Higher food, fuel prices likely drove up inflation in July

Ramon Royandoyan - Philstar.com
Higher food, fuel prices likely drove up inflation in July
Noche Buena items sold at Commonwealth Market last November 08, 2020.
The STAR / Michael Varcas

MANILA, Philippines — Higher fuel and food prices, compounded by a surge in power rates and a weak currency, likely stoked inflation in July, the Bangko Sentral ng Pilipinas said.

In a statement on Friday, the BSP said it expects inflation to settle between 3.9-4.7% in July. If the upper-end of the forecast range is realized, it would be faster than 4.1% annual reading recorded in June and would settle above the central bank’s 2-4% annual target.

State statisticians will report the official July inflation data on August 5.

Much of the price concerns are hinged on global petroleum prices staying elevated for the past month as easing lockdowns boost demand for oil, thereby pushing domestic fuel costs up. Because the Philippines is a net oil importer, the peso’s current weakness also added some upward price pressure. Energy department data showed local oil companies adjusted fuel prices four times this month, mostly increases.

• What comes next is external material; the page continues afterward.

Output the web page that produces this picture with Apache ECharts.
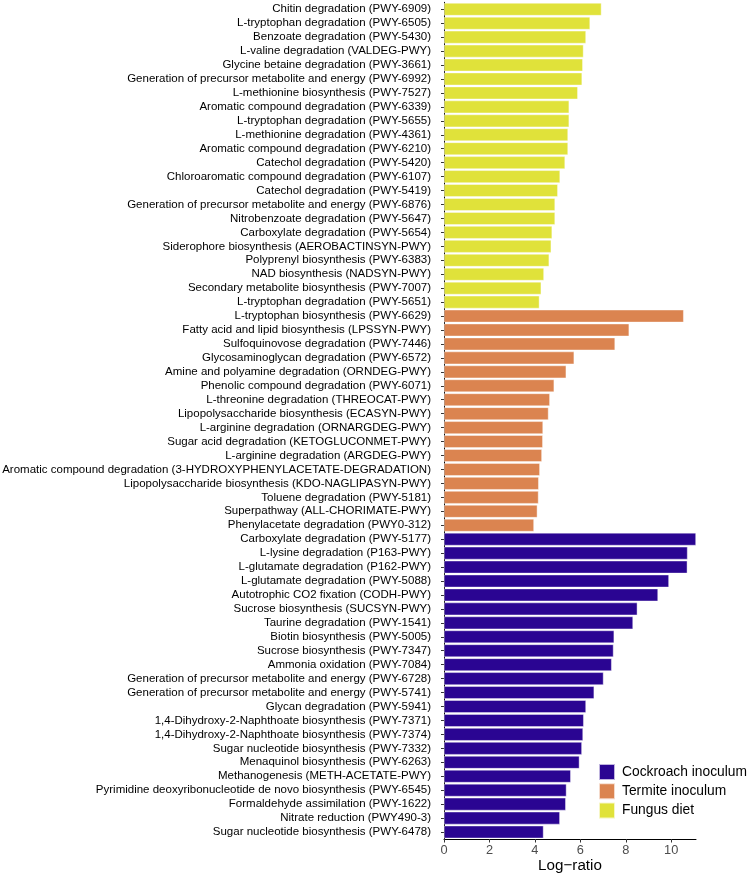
<!DOCTYPE html>
<html>
<head>
<meta charset="utf-8">
<script src="https://cdn.jsdelivr.net/npm/echarts@6/dist/echarts.min.js"></script>
<style>html,body{margin:0;padding:0;background:#fff;}#chart{width:750px;height:876px;}</style>
</head>
<body>
<div id="chart"></div>
<script>
const fungusLabels = [
  "Chitin degradation (PWY-6909)",
  "L-tryptophan degradation (PWY-6505)",
  "Benzoate degradation (PWY-5430)",
  "L-valine degradation (VALDEG-PWY)",
  "Glycine betaine degradation (PWY-3661)",
  "Generation of precursor metabolite and energy (PWY-6992)",
  "L-methionine biosynthesis (PWY-7527)",
  "Aromatic compound degradation (PWY-6339)",
  "L-tryptophan degradation (PWY-5655)",
  "L-methionine degradation (PWY-4361)",
  "Aromatic compound degradation (PWY-6210)",
  "Catechol degradation (PWY-5420)",
  "Chloroaromatic compound degradation (PWY-6107)",
  "Catechol degradation (PWY-5419)",
  "Generation of precursor metabolite and energy (PWY-6876)",
  "Nitrobenzoate degradation (PWY-5647)",
  "Carboxylate degradation (PWY-5654)",
  "Siderophore biosynthesis (AEROBACTINSYN-PWY)",
  "Polyprenyl biosynthesis (PWY-6383)",
  "NAD biosynthesis (NADSYN-PWY)",
  "Secondary metabolite biosynthesis (PWY-7007)",
  "L-tryptophan degradation (PWY-5651)"
];
const fungusValues = [6.93, 6.43, 6.25, 6.14, 6.11, 6.08, 5.89, 5.51, 5.51, 5.46, 5.46, 5.33,
  5.11, 5.01, 4.89, 4.89, 4.76, 4.72, 4.63, 4.40, 4.28, 4.20];

const termiteLabels = [
  "L-tryptophan biosynthesis (PWY-6629)",
  "Fatty acid and lipid biosynthesis (LPSSYN-PWY)",
  "Sulfoquinovose degradation (PWY-7446)",
  "Glycosaminoglycan degradation (PWY-6572)",
  "Amine and polyamine degradation (ORNDEG-PWY)",
  "Phenolic compound degradation (PWY-6071)",
  "L-threonine degradation (THREOCAT-PWY)",
  "Lipopolysaccharide biosynthesis (ECASYN-PWY)",
  "L-arginine degradation (ORNARGDEG-PWY)",
  "Sugar acid degradation (KETOGLUCONMET-PWY)",
  "L-arginine degradation (ARGDEG-PWY)",
  "Aromatic compound degradation (3-HYDROXYPHENYLACETATE-DEGRADATION)",
  "Lipopolysaccharide biosynthesis (KDO-NAGLIPASYN-PWY)",
  "Toluene degradation (PWY-5181)",
  "Superpathway (ALL-CHORIMATE-PWY)",
  "Phenylacetate degradation (PWY0-312)"
];
const termiteValues = [10.55, 8.15, 7.53, 5.73, 5.38, 4.85, 4.66, 4.60, 4.36, 4.35, 4.31,
  4.22, 4.17, 4.16, 4.11, 3.96];

const cockroachLabels = [
  "Carboxylate degradation (PWY-5177)",
  "L-lysine degradation (P163-PWY)",
  "L-glutamate degradation (P162-PWY)",
  "L-glutamate degradation (PWY-5088)",
  "Autotrophic CO2 fixation (CODH-PWY)",
  "Sucrose biosynthesis (SUCSYN-PWY)",
  "Taurine degradation (PWY-1541)",
  "Biotin biosynthesis (PWY-5005)",
  "Sucrose biosynthesis (PWY-7347)",
  "Ammonia oxidation (PWY-7084)",
  "Generation of precursor metabolite and energy (PWY-6728)",
  "Generation of precursor metabolite and energy (PWY-5741)",
  "Glycan degradation (PWY-5941)",
  "1,4-Dihydroxy-2-Naphthoate biosynthesis (PWY-7371)",
  "1,4-Dihydroxy-2-Naphthoate biosynthesis (PWY-7374)",
  "Sugar nucleotide biosynthesis (PWY-7332)",
  "Menaquinol biosynthesis (PWY-6263)",
  "Methanogenesis (METH-ACETATE-PWY)",
  "Pyrimidine deoxyribonucleotide de novo biosynthesis (PWY-6545)",
  "Formaldehyde assimilation (PWY-1622)",
  "Nitrate reduction (PWY490-3)",
  "Sugar nucleotide biosynthesis (PWY-6478)"
];
const cockroachValues = [11.09, 10.72, 10.71, 9.90, 9.42, 8.51, 8.32, 7.49, 7.46, 7.38, 7.02,
  6.61, 6.25, 6.15, 6.12, 6.07, 5.96, 5.58, 5.39, 5.36, 5.10, 4.38];

const xTicks = [0, 2, 4, 6, 8, 10];
const seriesNames = ["Cockroach inoculum", "Termite inoculum", "Fungus diet"];
const seriesColors = ["#2a0592", "#db8450", "#e0e23a"];

const categories = fungusLabels.concat(termiteLabels, cockroachLabels);
const nF = fungusLabels.length, nT = termiteLabels.length, nC = cockroachLabels.length;
const pad = (n) => new Array(n).fill('-');
const fungusData = fungusValues.concat(pad(nT + nC));
const termiteData = pad(nF).concat(termiteValues, pad(nC));
const cockroachData = pad(nF + nT).concat(cockroachValues);
const xMax = Math.max(...fungusValues, ...termiteValues, ...cockroachValues);

const chart = echarts.init(document.getElementById('chart'), null, {renderer: 'canvas'});
const font = 'Liberation Sans, Arial, Helvetica, sans-serif';
function mkSeries(name, data, color) {
  return {
    name: name, type: 'bar', stack: 'all', data: data,
    barCategoryGap: '9%',
    itemStyle: {color: color, borderColor: 'rgba(255,255,255,0.7)', borderWidth: 0.6},
    emphasis: {disabled: true}
  };
}
chart.setOption({
  animation: false,
  backgroundColor: '#ffffff',
  textStyle: {fontFamily: font},
  grid: {left: 444, right: 54, top: 2.3, bottom: 37, containLabel: false, outerBoundsMode: 'none'},
  legend: {
    orient: 'vertical', left: 598, top: 763, padding: 0,
    itemWidth: 16, itemHeight: 16, itemGap: 1.3, icon: 'rect',
    data: seriesNames,
    textStyle: {fontFamily: font, fontSize: 13.8, color: '#000', lineHeight: 16, padding: [0, 0, 0, 2]},
    selectedMode: false
  },
  xAxis: {
    type: 'value', min: 0, max: xMax,
    name: 'Log\u2212ratio', nameLocation: 'middle', nameGap: 18, nameMoveOverlap: false,
    nameTextStyle: {fontFamily: font, fontSize: 15.2, color: '#000', lineHeight: 17, verticalAlign: 'top'},
    splitLine: {show: false},
    axisLine: {show: true, lineStyle: {color: '#000', width: 1}},
    axisTick: {show: true, length: 3.5, lineStyle: {color: '#333'}, customValues: xTicks},
    axisLabel: {fontFamily: font, fontSize: 12.8, color: '#4d4d4d', margin: 4.5, customValues: xTicks}
  },
  yAxis: {
    type: 'category', inverse: true, data: categories,
    axisLine: {show: true, lineStyle: {color: '#000', width: 1}},
    axisTick: {show: true, length: 3, alignWithLabel: true, lineStyle: {color: '#333'}},
    axisLabel: {fontFamily: font, fontSize: 11.5, color: '#000', margin: 13, interval: 0}
  },
  series: [
    mkSeries(seriesNames[2], fungusData, seriesColors[2]),
    mkSeries(seriesNames[1], termiteData, seriesColors[1]),
    mkSeries(seriesNames[0], cockroachData, seriesColors[0])
  ],
  color: [seriesColors[2], seriesColors[1], seriesColors[0]]
});
</script>
</body>
</html>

At the same time, key food items also got more expensive this month, the BSP said, as heavy monsoon rains damage crops. Prices of meat, especially pork, also stay high as the local African swine fever outbreak remains uncontained, although authorities expect some easing of price pressures as pork supply from abroad arrives.

On top of that, power costs inched up in July for customers of Manila Electric Co., the country’s largest power distributor, on the back of higher electricity prices in the energy spot market.

"Moving forward, the BSP will continue to monitor emerging price developments to ensure that its primary mandate of price stability conducive to balanced and sustainable economic growth is achieved," the central bank said.

Notwithstanding, the central bank repeatedly said its monetary policy stance will remain accommodative for this entire crisis, holding off any rate changes that could push interest rates and derail the country’s fragile recovery from a pandemic-led recession. Some like Gilbert Lopez, head of research for Macquarie Capital Securities, noted that inflation in the Philippines is of “no concern” at the moment.

“We think inflation is less of a concern these days. That helps the policy rate, the taper risk is there but rapidly being pushed back,” he said in a midyear briefing of the Philippine Stock Exchange on Thursday.